-- JOB --
Reproduce the listing below word for word, with no pictures.

-- DATA EXCERPT --
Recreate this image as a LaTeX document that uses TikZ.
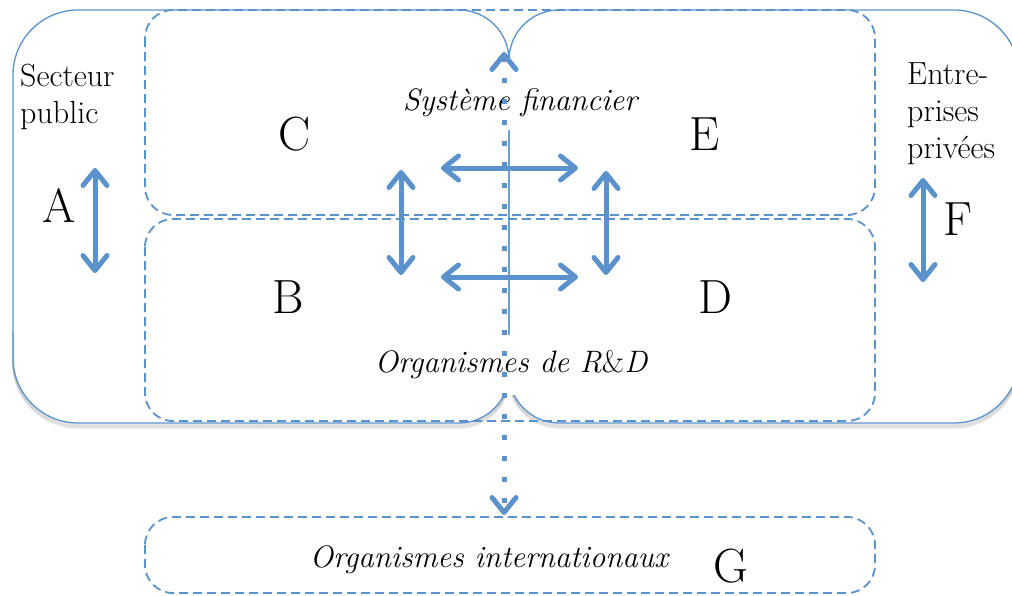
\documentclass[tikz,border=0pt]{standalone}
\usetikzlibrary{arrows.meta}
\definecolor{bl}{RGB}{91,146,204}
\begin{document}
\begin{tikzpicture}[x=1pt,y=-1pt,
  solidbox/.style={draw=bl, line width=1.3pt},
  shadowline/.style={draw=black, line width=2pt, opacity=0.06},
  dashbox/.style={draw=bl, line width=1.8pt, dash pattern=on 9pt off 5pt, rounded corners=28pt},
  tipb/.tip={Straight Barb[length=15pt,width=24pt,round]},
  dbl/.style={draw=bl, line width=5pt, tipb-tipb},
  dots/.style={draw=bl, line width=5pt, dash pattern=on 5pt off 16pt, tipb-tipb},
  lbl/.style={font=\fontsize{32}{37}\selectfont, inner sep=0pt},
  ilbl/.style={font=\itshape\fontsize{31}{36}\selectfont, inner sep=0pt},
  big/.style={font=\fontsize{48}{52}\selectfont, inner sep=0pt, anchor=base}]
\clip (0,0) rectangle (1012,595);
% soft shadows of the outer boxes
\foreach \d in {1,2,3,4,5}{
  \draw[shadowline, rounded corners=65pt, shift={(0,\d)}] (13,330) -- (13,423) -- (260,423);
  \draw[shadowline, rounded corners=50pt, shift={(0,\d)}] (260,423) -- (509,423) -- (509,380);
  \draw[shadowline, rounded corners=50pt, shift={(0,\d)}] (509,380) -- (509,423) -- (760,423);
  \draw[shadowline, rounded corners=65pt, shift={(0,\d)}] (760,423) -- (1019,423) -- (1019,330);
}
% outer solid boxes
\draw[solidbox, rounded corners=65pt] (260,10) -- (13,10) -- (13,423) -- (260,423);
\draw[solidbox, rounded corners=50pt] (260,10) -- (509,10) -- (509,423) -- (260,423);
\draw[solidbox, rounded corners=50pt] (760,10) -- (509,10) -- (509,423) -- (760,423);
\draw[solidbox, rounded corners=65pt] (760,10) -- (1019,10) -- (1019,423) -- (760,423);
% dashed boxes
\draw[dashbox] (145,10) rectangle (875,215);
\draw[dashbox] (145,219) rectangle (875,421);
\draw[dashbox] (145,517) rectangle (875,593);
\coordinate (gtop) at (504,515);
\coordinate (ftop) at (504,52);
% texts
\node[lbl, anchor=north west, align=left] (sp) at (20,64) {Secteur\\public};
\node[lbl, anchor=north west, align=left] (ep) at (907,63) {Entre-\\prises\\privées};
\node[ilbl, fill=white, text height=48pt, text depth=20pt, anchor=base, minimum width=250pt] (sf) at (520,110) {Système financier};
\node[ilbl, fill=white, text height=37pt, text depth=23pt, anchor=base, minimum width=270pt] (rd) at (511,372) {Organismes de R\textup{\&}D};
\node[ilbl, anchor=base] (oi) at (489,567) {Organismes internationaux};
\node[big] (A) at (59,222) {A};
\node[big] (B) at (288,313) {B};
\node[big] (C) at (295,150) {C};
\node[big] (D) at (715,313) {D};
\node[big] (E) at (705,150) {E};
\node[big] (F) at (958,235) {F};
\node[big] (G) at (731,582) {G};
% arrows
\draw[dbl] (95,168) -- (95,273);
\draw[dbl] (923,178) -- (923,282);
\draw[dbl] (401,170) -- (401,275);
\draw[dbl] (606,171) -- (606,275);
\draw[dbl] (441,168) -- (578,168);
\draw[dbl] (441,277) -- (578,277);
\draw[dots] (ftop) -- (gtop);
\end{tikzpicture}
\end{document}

-- ANSWER TO THE EXERCISE --
Recreate this image as a LaTeX document that uses TikZ.
\documentclass[tikz,border=0pt]{standalone}
\usetikzlibrary{arrows.meta}
\definecolor{bl}{RGB}{91,146,204}
\begin{document}
\begin{tikzpicture}[x=1pt,y=-1pt,
  solidbox/.style={draw=bl, line width=1.3pt},
  shadowline/.style={draw=black, line width=2pt, opacity=0.06},
  dashbox/.style={draw=bl, line width=1.8pt, dash pattern=on 9pt off 5pt, rounded corners=28pt},
  tipb/.tip={Straight Barb[length=15pt,width=24pt,round]},
  dbl/.style={draw=bl, line width=5pt, tipb-tipb},
  dots/.style={draw=bl, line width=5pt, dash pattern=on 5pt off 16pt, tipb-tipb},
  lbl/.style={font=\fontsize{32}{37}\selectfont, inner sep=0pt},
  ilbl/.style={font=\itshape\fontsize{31}{36}\selectfont, inner sep=0pt},
  big/.style={font=\fontsize{48}{52}\selectfont, inner sep=0pt, anchor=base}]
\clip (0,0) rectangle (1012,595);
% soft shadows of the outer boxes
\foreach \d in {1,2,3,4,5}{
  \draw[shadowline, rounded corners=65pt, shift={(0,\d)}] (13,330) -- (13,423) -- (260,423);
  \draw[shadowline, rounded corners=50pt, shift={(0,\d)}] (260,423) -- (509,423) -- (509,380);
  \draw[shadowline, rounded corners=50pt, shift={(0,\d)}] (509,380) -- (509,423) -- (760,423);
  \draw[shadowline, rounded corners=65pt, shift={(0,\d)}] (760,423) -- (1019,423) -- (1019,330);
}
% outer solid boxes
\draw[solidbox, rounded corners=65pt] (260,10) -- (13,10) -- (13,423) -- (260,423);
\draw[solidbox, rounded corners=50pt] (260,10) -- (509,10) -- (509,423) -- (260,423);
\draw[solidbox, rounded corners=50pt] (760,10) -- (509,10) -- (509,423) -- (760,423);
\draw[solidbox, rounded corners=65pt] (760,10) -- (1019,10) -- (1019,423) -- (760,423);
% dashed boxes
\draw[dashbox] (145,10) rectangle (875,215);
\draw[dashbox] (145,219) rectangle (875,421);
\draw[dashbox] (145,517) rectangle (875,593);
\coordinate (gtop) at (504,515);
\coordinate (ftop) at (504,52);
% texts
\node[lbl, anchor=north west, align=left] (sp) at (20,64) {Secteur\\public};
\node[lbl, anchor=north west, align=left] (ep) at (907,63) {Entre-\\prises\\privées};
\node[ilbl, fill=white, text height=48pt, text depth=20pt, anchor=base, minimum width=250pt] (sf) at (520,110) {Système financier};
\node[ilbl, fill=white, text height=37pt, text depth=23pt, anchor=base, minimum width=270pt] (rd) at (511,372) {Organismes de R\textup{\&}D};
\node[ilbl, anchor=base] (oi) at (489,567) {Organismes internationaux};
\node[big] (A) at (59,222) {A};
\node[big] (B) at (288,313) {B};
\node[big] (C) at (295,150) {C};
\node[big] (D) at (715,313) {D};
\node[big] (E) at (705,150) {E};
\node[big] (F) at (958,235) {F};
\node[big] (G) at (731,582) {G};
% arrows
\draw[dbl] (95,168) -- (95,273);
\draw[dbl] (923,178) -- (923,282);
\draw[dbl] (401,170) -- (401,275);
\draw[dbl] (606,171) -- (606,275);
\draw[dbl] (441,168) -- (578,168);
\draw[dbl] (441,277) -- (578,277);
\draw[dots] (ftop) -- (gtop);
\end{tikzpicture}
\end{document}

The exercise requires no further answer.